> Directive
Below are records that hold pictures; write out only the lines from their start through the line with "const niewyzsze = [3, 6, 9, 7, 9, 52, 9, 4];", exactly, and drop the pictures.

> Source data
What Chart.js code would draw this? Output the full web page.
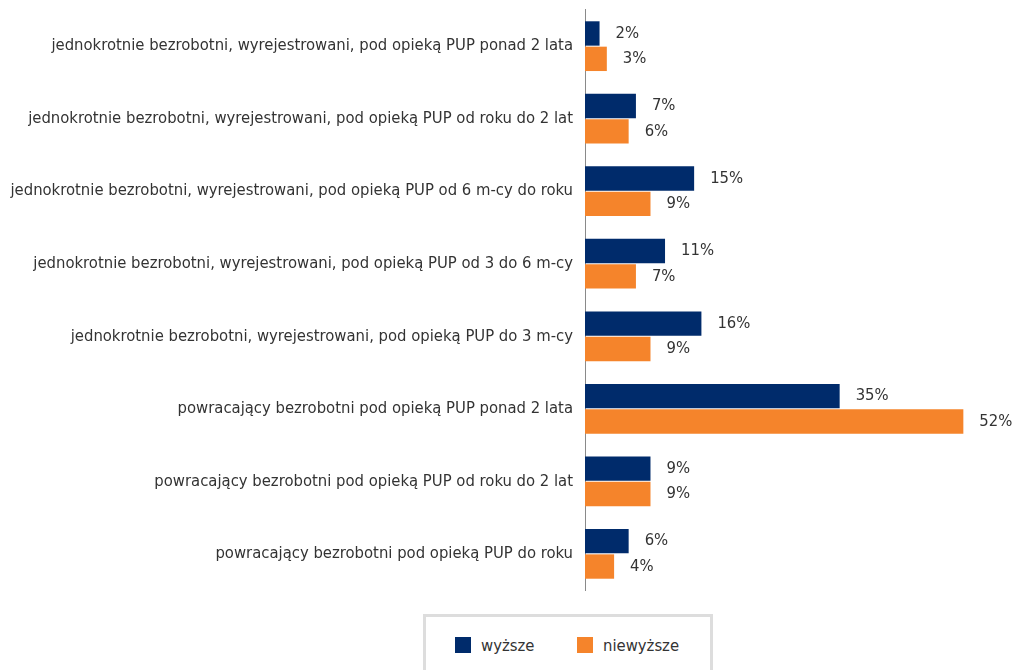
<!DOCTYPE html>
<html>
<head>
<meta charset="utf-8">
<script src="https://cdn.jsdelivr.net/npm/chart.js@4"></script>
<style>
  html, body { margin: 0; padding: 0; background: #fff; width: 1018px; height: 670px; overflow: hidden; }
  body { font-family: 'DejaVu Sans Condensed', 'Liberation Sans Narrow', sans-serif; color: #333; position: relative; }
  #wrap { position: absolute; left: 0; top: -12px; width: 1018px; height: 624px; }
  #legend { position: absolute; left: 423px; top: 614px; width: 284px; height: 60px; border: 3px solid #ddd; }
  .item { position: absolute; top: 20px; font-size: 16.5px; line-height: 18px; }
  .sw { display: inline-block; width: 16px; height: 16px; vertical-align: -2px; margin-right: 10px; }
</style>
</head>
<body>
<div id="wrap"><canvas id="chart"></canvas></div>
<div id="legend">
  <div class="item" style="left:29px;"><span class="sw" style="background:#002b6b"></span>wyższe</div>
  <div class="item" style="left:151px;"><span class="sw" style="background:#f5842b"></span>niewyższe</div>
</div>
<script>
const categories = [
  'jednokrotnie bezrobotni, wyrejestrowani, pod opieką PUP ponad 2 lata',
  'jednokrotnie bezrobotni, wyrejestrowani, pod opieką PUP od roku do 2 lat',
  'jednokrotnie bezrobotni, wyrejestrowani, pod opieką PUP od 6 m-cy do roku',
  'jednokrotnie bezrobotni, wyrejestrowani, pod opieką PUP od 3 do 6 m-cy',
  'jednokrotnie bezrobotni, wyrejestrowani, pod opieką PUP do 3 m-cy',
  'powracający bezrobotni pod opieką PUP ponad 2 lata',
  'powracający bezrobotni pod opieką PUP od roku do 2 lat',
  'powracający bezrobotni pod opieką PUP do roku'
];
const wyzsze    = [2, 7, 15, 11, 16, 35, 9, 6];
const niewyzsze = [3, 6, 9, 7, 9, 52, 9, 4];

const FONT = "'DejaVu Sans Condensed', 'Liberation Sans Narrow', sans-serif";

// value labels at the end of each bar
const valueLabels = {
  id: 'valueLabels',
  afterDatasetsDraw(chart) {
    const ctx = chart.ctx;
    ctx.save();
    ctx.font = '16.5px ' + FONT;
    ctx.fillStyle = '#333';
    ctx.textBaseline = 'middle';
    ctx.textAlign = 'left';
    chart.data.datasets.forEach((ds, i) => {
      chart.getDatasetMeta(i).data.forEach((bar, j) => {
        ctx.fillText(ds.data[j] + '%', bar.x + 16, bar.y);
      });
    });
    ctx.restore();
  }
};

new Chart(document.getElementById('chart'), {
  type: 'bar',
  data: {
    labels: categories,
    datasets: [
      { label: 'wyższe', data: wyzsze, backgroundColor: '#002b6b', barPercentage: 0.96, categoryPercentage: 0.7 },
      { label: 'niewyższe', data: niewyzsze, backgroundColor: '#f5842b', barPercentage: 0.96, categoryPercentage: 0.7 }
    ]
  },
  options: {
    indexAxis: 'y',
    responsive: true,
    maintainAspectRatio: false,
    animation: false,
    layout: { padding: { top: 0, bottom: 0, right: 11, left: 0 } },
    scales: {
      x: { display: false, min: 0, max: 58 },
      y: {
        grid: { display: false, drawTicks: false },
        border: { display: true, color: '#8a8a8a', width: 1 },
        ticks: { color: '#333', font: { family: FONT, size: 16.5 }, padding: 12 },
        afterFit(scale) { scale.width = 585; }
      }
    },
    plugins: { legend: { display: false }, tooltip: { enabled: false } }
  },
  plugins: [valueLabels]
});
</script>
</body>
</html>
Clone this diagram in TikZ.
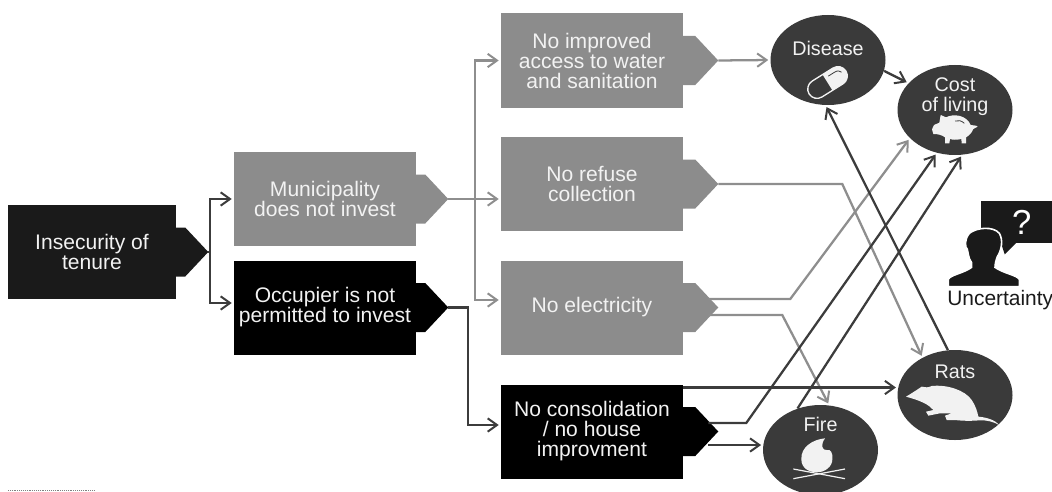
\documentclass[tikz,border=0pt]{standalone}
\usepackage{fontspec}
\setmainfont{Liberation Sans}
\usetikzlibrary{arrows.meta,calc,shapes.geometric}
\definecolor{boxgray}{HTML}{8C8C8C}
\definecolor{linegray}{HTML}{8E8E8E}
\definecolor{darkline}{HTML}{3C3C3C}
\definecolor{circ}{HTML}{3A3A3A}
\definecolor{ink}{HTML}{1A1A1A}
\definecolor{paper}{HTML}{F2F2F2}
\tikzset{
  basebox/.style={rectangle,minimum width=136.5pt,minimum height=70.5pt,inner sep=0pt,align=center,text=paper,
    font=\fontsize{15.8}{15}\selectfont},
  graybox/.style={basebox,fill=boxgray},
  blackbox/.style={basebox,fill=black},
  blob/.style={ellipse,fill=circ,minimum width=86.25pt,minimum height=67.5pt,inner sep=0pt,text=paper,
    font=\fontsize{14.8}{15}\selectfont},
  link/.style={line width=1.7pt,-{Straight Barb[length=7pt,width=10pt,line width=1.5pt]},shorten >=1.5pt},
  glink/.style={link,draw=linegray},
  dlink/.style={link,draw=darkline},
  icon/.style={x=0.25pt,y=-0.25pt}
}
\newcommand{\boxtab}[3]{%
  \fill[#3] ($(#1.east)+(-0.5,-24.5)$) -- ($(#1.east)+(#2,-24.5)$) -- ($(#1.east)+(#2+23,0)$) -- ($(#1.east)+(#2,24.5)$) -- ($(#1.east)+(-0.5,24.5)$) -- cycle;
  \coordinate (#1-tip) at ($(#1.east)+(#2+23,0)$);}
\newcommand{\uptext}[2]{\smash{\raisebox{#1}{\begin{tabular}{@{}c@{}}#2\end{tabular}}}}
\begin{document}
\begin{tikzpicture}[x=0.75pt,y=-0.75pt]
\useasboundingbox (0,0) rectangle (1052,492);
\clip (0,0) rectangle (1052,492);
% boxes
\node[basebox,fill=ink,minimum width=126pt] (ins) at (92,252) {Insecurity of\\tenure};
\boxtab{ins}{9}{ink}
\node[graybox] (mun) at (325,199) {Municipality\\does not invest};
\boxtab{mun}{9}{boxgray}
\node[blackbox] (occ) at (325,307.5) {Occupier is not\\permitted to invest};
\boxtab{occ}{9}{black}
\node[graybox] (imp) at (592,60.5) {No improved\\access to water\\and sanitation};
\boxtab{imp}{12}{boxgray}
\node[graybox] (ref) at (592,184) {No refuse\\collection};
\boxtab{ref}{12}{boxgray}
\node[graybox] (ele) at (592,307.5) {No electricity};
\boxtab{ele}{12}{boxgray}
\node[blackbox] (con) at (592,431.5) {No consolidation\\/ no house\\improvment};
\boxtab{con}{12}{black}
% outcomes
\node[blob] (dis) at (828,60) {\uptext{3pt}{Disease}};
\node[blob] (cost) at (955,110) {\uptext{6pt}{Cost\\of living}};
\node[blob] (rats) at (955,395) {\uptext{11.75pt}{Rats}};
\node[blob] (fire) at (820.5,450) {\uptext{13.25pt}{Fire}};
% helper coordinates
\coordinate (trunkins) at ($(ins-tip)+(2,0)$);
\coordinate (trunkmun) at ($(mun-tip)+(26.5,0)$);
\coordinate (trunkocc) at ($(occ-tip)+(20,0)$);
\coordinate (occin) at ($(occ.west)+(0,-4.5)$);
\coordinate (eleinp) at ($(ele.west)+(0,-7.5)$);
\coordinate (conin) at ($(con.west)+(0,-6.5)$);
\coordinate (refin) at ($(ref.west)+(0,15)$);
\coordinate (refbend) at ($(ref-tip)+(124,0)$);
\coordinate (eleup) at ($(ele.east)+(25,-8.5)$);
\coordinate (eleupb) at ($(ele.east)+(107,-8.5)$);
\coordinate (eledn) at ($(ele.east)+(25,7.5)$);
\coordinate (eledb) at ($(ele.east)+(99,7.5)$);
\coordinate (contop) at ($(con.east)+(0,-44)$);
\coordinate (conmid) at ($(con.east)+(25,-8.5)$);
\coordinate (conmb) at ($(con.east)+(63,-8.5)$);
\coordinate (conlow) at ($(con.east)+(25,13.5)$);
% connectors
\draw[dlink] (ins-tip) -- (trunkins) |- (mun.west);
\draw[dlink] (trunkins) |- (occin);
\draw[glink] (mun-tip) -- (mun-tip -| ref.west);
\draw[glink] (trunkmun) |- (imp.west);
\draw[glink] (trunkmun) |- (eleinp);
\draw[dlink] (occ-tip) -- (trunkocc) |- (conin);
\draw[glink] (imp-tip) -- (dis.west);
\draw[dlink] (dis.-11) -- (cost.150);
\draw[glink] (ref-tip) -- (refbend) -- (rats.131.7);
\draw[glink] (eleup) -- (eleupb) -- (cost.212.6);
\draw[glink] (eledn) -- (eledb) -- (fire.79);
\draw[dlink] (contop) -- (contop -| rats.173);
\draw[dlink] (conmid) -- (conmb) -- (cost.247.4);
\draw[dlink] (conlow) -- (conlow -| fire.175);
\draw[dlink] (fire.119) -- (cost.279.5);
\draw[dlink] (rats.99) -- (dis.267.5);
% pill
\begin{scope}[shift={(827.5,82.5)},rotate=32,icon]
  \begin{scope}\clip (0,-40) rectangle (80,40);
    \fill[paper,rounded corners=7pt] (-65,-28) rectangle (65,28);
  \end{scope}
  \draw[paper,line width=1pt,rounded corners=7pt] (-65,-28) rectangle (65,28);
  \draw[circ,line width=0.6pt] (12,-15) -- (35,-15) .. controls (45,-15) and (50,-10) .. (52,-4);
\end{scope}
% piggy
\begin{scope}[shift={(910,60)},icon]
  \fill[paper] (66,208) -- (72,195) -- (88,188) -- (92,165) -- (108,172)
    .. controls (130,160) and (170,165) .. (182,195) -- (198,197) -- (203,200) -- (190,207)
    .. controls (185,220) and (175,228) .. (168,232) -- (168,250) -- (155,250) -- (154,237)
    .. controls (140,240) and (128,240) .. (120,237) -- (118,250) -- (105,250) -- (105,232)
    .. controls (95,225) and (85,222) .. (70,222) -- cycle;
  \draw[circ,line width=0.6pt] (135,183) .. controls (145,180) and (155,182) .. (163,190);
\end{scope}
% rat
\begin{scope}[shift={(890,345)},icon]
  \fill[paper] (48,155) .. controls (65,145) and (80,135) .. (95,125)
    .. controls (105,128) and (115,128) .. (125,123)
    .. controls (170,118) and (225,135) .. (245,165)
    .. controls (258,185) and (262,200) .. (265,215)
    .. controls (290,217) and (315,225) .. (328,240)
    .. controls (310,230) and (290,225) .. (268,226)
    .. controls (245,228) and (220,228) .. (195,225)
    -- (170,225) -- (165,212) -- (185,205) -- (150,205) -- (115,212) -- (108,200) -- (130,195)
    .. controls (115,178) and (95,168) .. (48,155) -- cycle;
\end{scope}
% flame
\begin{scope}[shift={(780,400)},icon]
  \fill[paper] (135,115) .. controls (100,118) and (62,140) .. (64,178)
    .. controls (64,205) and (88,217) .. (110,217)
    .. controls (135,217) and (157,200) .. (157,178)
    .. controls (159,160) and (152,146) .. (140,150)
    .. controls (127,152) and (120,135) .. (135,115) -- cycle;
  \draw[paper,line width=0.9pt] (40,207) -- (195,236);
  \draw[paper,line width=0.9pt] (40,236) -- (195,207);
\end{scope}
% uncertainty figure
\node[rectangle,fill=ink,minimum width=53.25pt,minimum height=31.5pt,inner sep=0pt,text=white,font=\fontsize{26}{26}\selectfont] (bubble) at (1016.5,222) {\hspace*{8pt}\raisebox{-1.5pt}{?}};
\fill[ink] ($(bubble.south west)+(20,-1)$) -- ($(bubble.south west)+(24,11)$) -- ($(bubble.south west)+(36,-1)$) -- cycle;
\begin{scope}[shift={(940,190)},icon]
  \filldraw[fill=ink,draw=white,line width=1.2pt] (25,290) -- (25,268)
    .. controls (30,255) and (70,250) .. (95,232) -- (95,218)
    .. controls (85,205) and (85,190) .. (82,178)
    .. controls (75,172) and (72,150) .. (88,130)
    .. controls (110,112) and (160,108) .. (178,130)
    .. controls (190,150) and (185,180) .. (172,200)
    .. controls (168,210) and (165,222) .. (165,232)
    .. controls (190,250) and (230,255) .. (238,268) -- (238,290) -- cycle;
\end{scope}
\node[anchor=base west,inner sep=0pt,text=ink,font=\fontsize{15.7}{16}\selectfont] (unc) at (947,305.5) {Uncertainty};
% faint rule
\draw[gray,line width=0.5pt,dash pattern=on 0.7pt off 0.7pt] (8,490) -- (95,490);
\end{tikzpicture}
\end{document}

> Output for this exercise
What Chart.js code would draw this? Output the full web page.
<!DOCTYPE html>
<html>
<head>
<meta charset="utf-8">
<script src="https://cdn.jsdelivr.net/npm/chart.js@4"></script>
<style>
  html, body { margin: 0; padding: 0; background: #fff; width: 1018px; height: 670px; overflow: hidden; }
  body { font-family: 'DejaVu Sans Condensed', 'Liberation Sans Narrow', sans-serif; color: #333; position: relative; }
  #wrap { position: absolute; left: 0; top: -12px; width: 1018px; height: 624px; }
  #legend { position: absolute; left: 423px; top: 614px; width: 284px; height: 60px; border: 3px solid #ddd; }
  .item { position: absolute; top: 20px; font-size: 16.5px; line-height: 18px; }
  .sw { display: inline-block; width: 16px; height: 16px; vertical-align: -2px; margin-right: 10px; }
</style>
</head>
<body>
<div id="wrap"><canvas id="chart"></canvas></div>
<div id="legend">
  <div class="item" style="left:29px;"><span class="sw" style="background:#002b6b"></span>wyższe</div>
  <div class="item" style="left:151px;"><span class="sw" style="background:#f5842b"></span>niewyższe</div>
</div>
<script>
const categories = [
  'jednokrotnie bezrobotni, wyrejestrowani, pod opieką PUP ponad 2 lata',
  'jednokrotnie bezrobotni, wyrejestrowani, pod opieką PUP od roku do 2 lat',
  'jednokrotnie bezrobotni, wyrejestrowani, pod opieką PUP od 6 m-cy do roku',
  'jednokrotnie bezrobotni, wyrejestrowani, pod opieką PUP od 3 do 6 m-cy',
  'jednokrotnie bezrobotni, wyrejestrowani, pod opieką PUP do 3 m-cy',
  'powracający bezrobotni pod opieką PUP ponad 2 lata',
  'powracający bezrobotni pod opieką PUP od roku do 2 lat',
  'powracający bezrobotni pod opieką PUP do roku'
];
const wyzsze    = [2, 7, 15, 11, 16, 35, 9, 6];
const niewyzsze = [3, 6, 9, 7, 9, 52, 9, 4];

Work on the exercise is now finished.